(Collected material)
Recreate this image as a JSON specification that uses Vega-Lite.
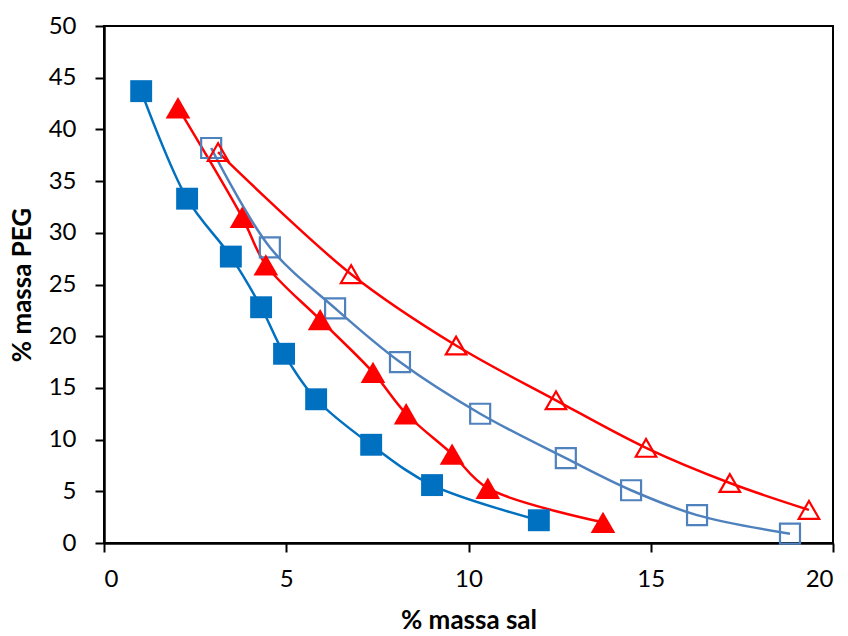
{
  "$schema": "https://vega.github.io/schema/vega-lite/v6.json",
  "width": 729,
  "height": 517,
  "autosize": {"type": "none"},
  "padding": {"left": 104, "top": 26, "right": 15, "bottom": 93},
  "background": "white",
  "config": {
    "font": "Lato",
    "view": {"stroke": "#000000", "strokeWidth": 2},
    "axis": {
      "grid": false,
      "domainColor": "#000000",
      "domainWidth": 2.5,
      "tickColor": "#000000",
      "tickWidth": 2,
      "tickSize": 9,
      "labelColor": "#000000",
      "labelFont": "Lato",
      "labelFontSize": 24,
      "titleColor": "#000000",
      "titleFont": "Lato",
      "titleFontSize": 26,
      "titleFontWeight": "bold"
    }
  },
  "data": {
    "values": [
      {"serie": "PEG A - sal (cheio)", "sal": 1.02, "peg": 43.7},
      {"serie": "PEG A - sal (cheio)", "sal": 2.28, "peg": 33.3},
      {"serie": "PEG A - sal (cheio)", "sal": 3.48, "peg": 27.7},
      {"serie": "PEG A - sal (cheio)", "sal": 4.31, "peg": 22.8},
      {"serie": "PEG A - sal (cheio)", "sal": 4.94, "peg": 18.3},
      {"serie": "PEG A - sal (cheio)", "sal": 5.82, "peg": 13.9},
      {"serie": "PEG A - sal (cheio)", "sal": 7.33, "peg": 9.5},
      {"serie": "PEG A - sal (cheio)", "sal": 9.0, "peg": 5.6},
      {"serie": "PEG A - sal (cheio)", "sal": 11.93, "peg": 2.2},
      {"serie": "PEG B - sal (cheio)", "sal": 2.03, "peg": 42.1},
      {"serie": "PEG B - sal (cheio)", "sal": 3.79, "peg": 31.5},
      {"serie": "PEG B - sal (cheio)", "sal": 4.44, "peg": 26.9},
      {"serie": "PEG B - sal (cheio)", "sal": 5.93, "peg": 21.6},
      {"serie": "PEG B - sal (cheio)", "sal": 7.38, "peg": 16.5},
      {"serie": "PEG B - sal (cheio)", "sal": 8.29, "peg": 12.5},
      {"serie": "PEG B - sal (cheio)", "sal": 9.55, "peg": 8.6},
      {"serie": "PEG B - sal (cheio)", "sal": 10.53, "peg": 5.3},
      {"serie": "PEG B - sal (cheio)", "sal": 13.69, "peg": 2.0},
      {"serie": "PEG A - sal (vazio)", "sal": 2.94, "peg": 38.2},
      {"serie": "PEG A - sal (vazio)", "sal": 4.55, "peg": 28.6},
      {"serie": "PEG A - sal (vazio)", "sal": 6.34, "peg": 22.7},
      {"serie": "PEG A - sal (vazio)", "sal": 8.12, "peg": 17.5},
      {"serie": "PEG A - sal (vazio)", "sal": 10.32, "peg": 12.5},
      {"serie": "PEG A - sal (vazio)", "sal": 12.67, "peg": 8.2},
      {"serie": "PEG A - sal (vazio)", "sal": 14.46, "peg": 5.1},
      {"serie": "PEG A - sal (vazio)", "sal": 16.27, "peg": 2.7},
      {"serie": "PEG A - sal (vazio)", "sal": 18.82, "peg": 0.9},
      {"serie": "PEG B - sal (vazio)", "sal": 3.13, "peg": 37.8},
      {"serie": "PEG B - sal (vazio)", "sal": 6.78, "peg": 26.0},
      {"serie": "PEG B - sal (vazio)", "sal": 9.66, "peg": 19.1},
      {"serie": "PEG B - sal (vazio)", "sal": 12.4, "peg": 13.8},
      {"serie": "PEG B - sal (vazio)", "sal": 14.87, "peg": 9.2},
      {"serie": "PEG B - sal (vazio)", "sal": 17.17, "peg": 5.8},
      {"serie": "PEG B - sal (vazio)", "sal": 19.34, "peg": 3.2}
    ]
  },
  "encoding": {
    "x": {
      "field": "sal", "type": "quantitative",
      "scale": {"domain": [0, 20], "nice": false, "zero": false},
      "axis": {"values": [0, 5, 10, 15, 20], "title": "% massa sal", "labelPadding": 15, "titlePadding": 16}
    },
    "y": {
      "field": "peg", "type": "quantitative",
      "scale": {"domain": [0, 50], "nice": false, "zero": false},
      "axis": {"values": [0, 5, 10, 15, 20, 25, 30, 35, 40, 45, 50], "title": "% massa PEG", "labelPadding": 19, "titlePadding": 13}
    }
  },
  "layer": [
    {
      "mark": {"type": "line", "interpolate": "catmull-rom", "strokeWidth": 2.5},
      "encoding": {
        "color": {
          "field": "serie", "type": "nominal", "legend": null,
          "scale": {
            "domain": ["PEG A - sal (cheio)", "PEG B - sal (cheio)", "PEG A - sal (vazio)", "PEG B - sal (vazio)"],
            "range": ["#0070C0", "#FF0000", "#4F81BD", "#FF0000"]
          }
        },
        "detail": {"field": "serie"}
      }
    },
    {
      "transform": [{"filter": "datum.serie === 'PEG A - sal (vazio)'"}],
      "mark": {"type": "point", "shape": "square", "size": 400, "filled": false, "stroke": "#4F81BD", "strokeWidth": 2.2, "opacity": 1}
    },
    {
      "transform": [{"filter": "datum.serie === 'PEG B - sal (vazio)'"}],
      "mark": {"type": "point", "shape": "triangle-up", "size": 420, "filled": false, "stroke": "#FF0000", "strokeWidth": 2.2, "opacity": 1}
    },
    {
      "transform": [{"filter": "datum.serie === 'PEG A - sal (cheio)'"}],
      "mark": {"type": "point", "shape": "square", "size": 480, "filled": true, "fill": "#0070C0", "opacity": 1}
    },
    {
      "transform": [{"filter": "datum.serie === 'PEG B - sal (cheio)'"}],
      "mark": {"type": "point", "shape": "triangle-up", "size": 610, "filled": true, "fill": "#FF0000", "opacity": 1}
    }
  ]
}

(Set task) All of the lines above should be retyped precisely, apart from the pictures.

(Written answer)
Recreate this image as a JSON specification that uses Vega-Lite.
{
  "$schema": "https://vega.github.io/schema/vega-lite/v6.json",
  "width": 729,
  "height": 517,
  "autosize": {"type": "none"},
  "padding": {"left": 104, "top": 26, "right": 15, "bottom": 93},
  "background": "white",
  "config": {
    "font": "Lato",
    "view": {"stroke": "#000000", "strokeWidth": 2},
    "axis": {
      "grid": false,
      "domainColor": "#000000",
      "domainWidth": 2.5,
      "tickColor": "#000000",
      "tickWidth": 2,
      "tickSize": 9,
      "labelColor": "#000000",
      "labelFont": "Lato",
      "labelFontSize": 24,
      "titleColor": "#000000",
      "titleFont": "Lato",
      "titleFontSize": 26,
      "titleFontWeight": "bold"
    }
  },
  "data": {
    "values": [
      {"serie": "PEG A - sal (cheio)", "sal": 1.02, "peg": 43.7},
      {"serie": "PEG A - sal (cheio)", "sal": 2.28, "peg": 33.3},
      {"serie": "PEG A - sal (cheio)", "sal": 3.48, "peg": 27.7},
      {"serie": "PEG A - sal (cheio)", "sal": 4.31, "peg": 22.8},
      {"serie": "PEG A - sal (cheio)", "sal": 4.94, "peg": 18.3},
      {"serie": "PEG A - sal (cheio)", "sal": 5.82, "peg": 13.9},
      {"serie": "PEG A - sal (cheio)", "sal": 7.33, "peg": 9.5},
      {"serie": "PEG A - sal (cheio)", "sal": 9.0, "peg": 5.6},
      {"serie": "PEG A - sal (cheio)", "sal": 11.93, "peg": 2.2},
      {"serie": "PEG B - sal (cheio)", "sal": 2.03, "peg": 42.1},
      {"serie": "PEG B - sal (cheio)", "sal": 3.79, "peg": 31.5},
      {"serie": "PEG B - sal (cheio)", "sal": 4.44, "peg": 26.9},
      {"serie": "PEG B - sal (cheio)", "sal": 5.93, "peg": 21.6},
      {"serie": "PEG B - sal (cheio)", "sal": 7.38, "peg": 16.5},
      {"serie": "PEG B - sal (cheio)", "sal": 8.29, "peg": 12.5},
      {"serie": "PEG B - sal (cheio)", "sal": 9.55, "peg": 8.6},
      {"serie": "PEG B - sal (cheio)", "sal": 10.53, "peg": 5.3},
      {"serie": "PEG B - sal (cheio)", "sal": 13.69, "peg": 2.0},
      {"serie": "PEG A - sal (vazio)", "sal": 2.94, "peg": 38.2},
      {"serie": "PEG A - sal (vazio)", "sal": 4.55, "peg": 28.6},
      {"serie": "PEG A - sal (vazio)", "sal": 6.34, "peg": 22.7},
      {"serie": "PEG A - sal (vazio)", "sal": 8.12, "peg": 17.5},
      {"serie": "PEG A - sal (vazio)", "sal": 10.32, "peg": 12.5},
      {"serie": "PEG A - sal (vazio)", "sal": 12.67, "peg": 8.2},
      {"serie": "PEG A - sal (vazio)", "sal": 14.46, "peg": 5.1},
      {"serie": "PEG A - sal (vazio)", "sal": 16.27, "peg": 2.7},
      {"serie": "PEG A - sal (vazio)", "sal": 18.82, "peg": 0.9},
      {"serie": "PEG B - sal (vazio)", "sal": 3.13, "peg": 37.8},
      {"serie": "PEG B - sal (vazio)", "sal": 6.78, "peg": 26.0},
      {"serie": "PEG B - sal (vazio)", "sal": 9.66, "peg": 19.1},
      {"serie": "PEG B - sal (vazio)", "sal": 12.4, "peg": 13.8},
      {"serie": "PEG B - sal (vazio)", "sal": 14.87, "peg": 9.2},
      {"serie": "PEG B - sal (vazio)", "sal": 17.17, "peg": 5.8},
      {"serie": "PEG B - sal (vazio)", "sal": 19.34, "peg": 3.2}
    ]
  },
  "encoding": {
    "x": {
      "field": "sal", "type": "quantitative",
      "scale": {"domain": [0, 20], "nice": false, "zero": false},
      "axis": {"values": [0, 5, 10, 15, 20], "title": "% massa sal", "labelPadding": 15, "titlePadding": 16}
    },
    "y": {
      "field": "peg", "type": "quantitative",
      "scale": {"domain": [0, 50], "nice": false, "zero": false},
      "axis": {"values": [0, 5, 10, 15, 20, 25, 30, 35, 40, 45, 50], "title": "% massa PEG", "labelPadding": 19, "titlePadding": 13}
    }
  },
  "layer": [
    {
      "mark": {"type": "line", "interpolate": "catmull-rom", "strokeWidth": 2.5},
      "encoding": {
        "color": {
          "field": "serie", "type": "nominal", "legend": null,
          "scale": {
            "domain": ["PEG A - sal (cheio)", "PEG B - sal (cheio)", "PEG A - sal (vazio)", "PEG B - sal (vazio)"],
            "range": ["#0070C0", "#FF0000", "#4F81BD", "#FF0000"]
          }
        },
        "detail": {"field": "serie"}
      }
    },
    {
      "transform": [{"filter": "datum.serie === 'PEG A - sal (vazio)'"}],
      "mark": {"type": "point", "shape": "square", "size": 400, "filled": false, "stroke": "#4F81BD", "strokeWidth": 2.2, "opacity": 1}
    },
    {
      "transform": [{"filter": "datum.serie === 'PEG B - sal (vazio)'"}],
      "mark": {"type": "point", "shape": "triangle-up", "size": 420, "filled": false, "stroke": "#FF0000", "strokeWidth": 2.2, "opacity": 1}
    },
    {
      "transform": [{"filter": "datum.serie === 'PEG A - sal (cheio)'"}],
      "mark": {"type": "point", "shape": "square", "size": 480, "filled": true, "fill": "#0070C0", "opacity": 1}
    },
    {
      "transform": [{"filter": "datum.serie === 'PEG B - sal (cheio)'"}],
      "mark": {"type": "point", "shape": "triangle-up", "size": 610, "filled": true, "fill": "#FF0000", "opacity": 1}
    }
  ]
}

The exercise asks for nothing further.